### Entries

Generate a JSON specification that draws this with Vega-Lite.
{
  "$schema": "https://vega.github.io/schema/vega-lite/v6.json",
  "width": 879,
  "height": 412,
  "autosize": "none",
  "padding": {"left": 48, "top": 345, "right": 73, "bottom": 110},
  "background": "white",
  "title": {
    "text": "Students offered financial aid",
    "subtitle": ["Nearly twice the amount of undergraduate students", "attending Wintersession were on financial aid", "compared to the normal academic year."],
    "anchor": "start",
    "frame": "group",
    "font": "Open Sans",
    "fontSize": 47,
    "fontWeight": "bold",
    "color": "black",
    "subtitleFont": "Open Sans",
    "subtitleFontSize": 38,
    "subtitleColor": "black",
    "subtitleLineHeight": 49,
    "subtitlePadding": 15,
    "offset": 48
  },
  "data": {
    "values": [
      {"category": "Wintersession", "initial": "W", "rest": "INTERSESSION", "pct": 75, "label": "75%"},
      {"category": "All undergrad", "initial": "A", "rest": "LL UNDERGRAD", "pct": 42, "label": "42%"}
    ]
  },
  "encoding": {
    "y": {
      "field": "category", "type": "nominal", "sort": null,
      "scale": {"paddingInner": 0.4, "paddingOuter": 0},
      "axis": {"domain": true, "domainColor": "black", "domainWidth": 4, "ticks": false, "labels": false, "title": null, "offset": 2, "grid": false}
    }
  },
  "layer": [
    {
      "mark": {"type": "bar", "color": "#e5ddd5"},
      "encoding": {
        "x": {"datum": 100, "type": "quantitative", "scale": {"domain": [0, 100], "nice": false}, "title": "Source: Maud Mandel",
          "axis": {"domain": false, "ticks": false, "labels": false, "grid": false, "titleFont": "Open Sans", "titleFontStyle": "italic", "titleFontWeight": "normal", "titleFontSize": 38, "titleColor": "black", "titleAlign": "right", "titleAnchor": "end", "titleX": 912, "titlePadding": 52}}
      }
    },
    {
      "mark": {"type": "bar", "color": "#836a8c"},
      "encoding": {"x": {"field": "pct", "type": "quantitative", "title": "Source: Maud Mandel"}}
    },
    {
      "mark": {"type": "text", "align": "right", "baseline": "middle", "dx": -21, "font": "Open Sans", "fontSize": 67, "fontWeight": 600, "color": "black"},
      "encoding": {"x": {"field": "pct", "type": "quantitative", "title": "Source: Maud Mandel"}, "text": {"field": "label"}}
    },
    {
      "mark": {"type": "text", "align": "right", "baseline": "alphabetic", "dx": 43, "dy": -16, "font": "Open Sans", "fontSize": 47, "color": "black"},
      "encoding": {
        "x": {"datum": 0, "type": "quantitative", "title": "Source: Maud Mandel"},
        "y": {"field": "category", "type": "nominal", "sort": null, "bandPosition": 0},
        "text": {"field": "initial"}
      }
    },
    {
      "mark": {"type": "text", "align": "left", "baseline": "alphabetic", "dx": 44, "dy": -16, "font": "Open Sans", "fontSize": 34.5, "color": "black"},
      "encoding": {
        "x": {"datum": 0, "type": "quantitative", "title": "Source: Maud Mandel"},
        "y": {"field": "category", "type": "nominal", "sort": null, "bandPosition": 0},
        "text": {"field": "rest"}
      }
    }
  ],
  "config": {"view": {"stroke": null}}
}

######
### Entries

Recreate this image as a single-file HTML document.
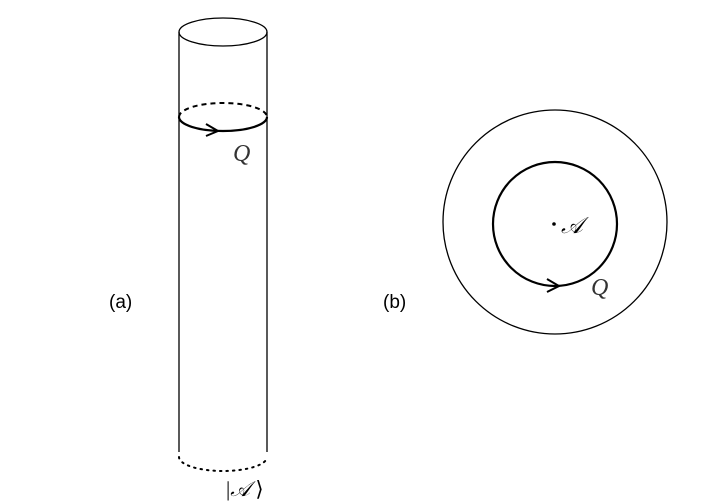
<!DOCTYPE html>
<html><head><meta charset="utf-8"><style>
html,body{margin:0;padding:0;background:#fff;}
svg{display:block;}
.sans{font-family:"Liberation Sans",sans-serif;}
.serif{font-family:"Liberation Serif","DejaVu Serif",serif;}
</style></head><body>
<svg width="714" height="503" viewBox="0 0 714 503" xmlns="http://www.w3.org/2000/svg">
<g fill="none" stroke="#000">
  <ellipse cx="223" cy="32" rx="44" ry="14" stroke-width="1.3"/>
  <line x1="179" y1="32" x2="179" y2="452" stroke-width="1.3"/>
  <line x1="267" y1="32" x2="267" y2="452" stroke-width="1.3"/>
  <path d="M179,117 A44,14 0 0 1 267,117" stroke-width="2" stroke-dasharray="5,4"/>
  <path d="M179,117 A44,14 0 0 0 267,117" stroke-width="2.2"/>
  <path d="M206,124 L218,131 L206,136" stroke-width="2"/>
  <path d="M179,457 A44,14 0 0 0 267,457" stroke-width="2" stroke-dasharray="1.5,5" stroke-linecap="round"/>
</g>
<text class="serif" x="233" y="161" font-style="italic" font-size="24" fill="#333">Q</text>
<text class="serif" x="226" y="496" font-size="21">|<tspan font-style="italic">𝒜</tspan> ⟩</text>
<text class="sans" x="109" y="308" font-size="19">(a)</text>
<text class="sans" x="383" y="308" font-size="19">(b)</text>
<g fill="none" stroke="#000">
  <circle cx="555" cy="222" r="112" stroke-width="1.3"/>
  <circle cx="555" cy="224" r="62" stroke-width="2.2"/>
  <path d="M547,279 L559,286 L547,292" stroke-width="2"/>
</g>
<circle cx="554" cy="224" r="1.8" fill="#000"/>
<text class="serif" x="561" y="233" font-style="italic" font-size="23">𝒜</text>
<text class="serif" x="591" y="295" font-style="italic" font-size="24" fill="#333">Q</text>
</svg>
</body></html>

######
### Entries

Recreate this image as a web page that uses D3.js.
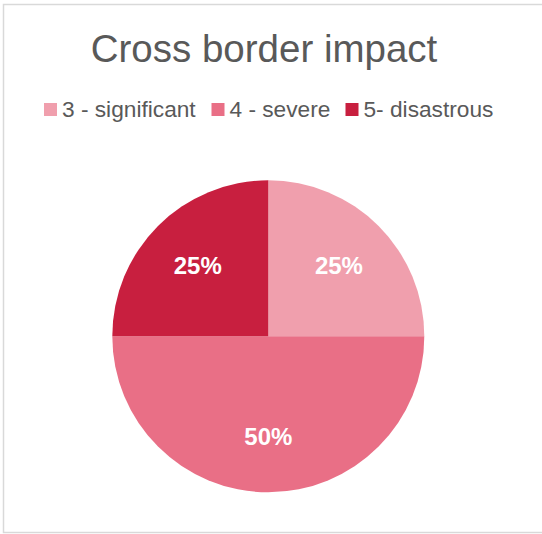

######

Goal = Give again, word for word, the part that opens with the line containing "Recreate this image as a single-file" and closes with the one containing "</body></html>". Include both of those lines and skip all pictures.

Written reply =
Recreate this image as a single-file HTML document.
<!DOCTYPE html>
<html><head><meta charset="utf-8"><style>
html,body{margin:0;padding:0;background:#fff;}
svg{display:block;}
.sans{font-family:"Liberation Sans",sans-serif;}
.serif{font-family:"Liberation Serif","DejaVu Serif",serif;}
</style></head><body>
<svg width="714" height="503" viewBox="0 0 714 503" xmlns="http://www.w3.org/2000/svg">
<g fill="none" stroke="#000">
  <ellipse cx="223" cy="32" rx="44" ry="14" stroke-width="1.3"/>
  <line x1="179" y1="32" x2="179" y2="452" stroke-width="1.3"/>
  <line x1="267" y1="32" x2="267" y2="452" stroke-width="1.3"/>
  <path d="M179,117 A44,14 0 0 1 267,117" stroke-width="2" stroke-dasharray="5,4"/>
  <path d="M179,117 A44,14 0 0 0 267,117" stroke-width="2.2"/>
  <path d="M206,124 L218,131 L206,136" stroke-width="2"/>
  <path d="M179,457 A44,14 0 0 0 267,457" stroke-width="2" stroke-dasharray="1.5,5" stroke-linecap="round"/>
</g>
<text class="serif" x="233" y="161" font-style="italic" font-size="24" fill="#333">Q</text>
<text class="serif" x="226" y="496" font-size="21">|<tspan font-style="italic">𝒜</tspan> ⟩</text>
<text class="sans" x="109" y="308" font-size="19">(a)</text>
<text class="sans" x="383" y="308" font-size="19">(b)</text>
<g fill="none" stroke="#000">
  <circle cx="555" cy="222" r="112" stroke-width="1.3"/>
  <circle cx="555" cy="224" r="62" stroke-width="2.2"/>
  <path d="M547,279 L559,286 L547,292" stroke-width="2"/>
</g>
<circle cx="554" cy="224" r="1.8" fill="#000"/>
<text class="serif" x="561" y="233" font-style="italic" font-size="23">𝒜</text>
<text class="serif" x="591" y="295" font-style="italic" font-size="24" fill="#333">Q</text>
</svg>
</body></html>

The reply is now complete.